# Pocket holes in crown cuts



## afx (Feb 5, 2010)

Be easy on the NooB 


Im making a hanging pot rack using 3/4 inch thick red oak cut at a compound miter to look like crown molding. I need the strength of the pocket hole on the inside but im having a hell of a time figuring out how to get it to work, either the screw blows out the other end or it doesn't get enough wood to grab the other piece.


Any help is appreciated!


----------



## jacobsk (Jan 19, 2010)

it would certainly help if you could provide a picture of what you're describing.

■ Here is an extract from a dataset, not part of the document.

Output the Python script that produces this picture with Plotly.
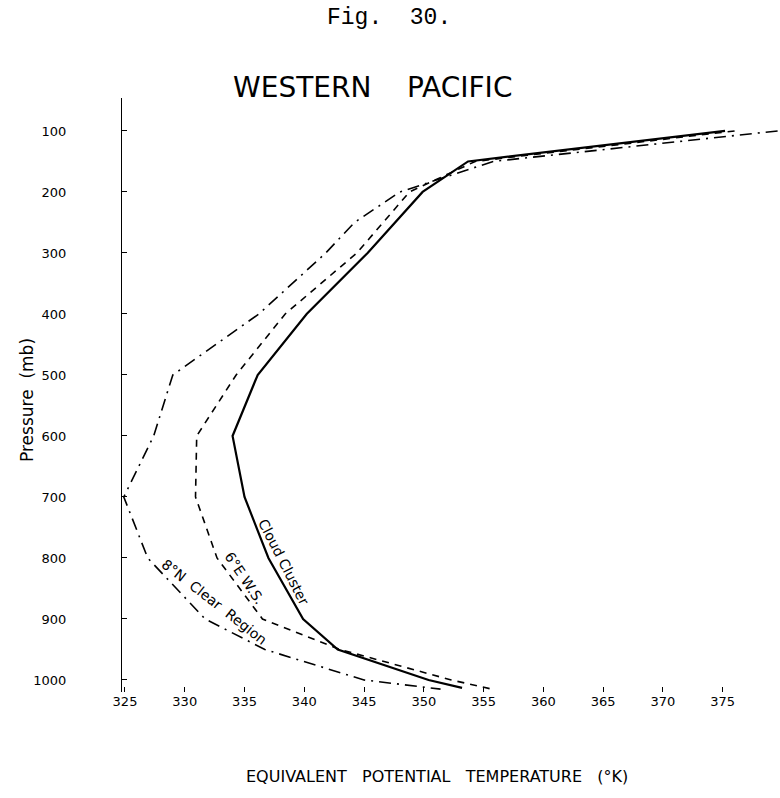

especially when you're using "pocket screws" and "compound miter" in the same sentence :thumbsup:


----------



## jlord (Feb 1, 2010)

Pocket screws were not made to work in that situation. Try small biscuits or glue & small brads shot into the joint.


----------



## seanmacdougal (Feb 5, 2010)

It might be considerably easier to employ a glue block, chamfered to the correct angle to fit in the corner snugly. You could drive fasteners through these as well. 
A block plane would be the tool for the chamfering.
I accidentally bought a bottle of some new Elmer's carpenter's glue without reading the label. It's some super high tack stuff and lives up to its name. This would be good for the glue blocks.

Keep on keepin' on.


----------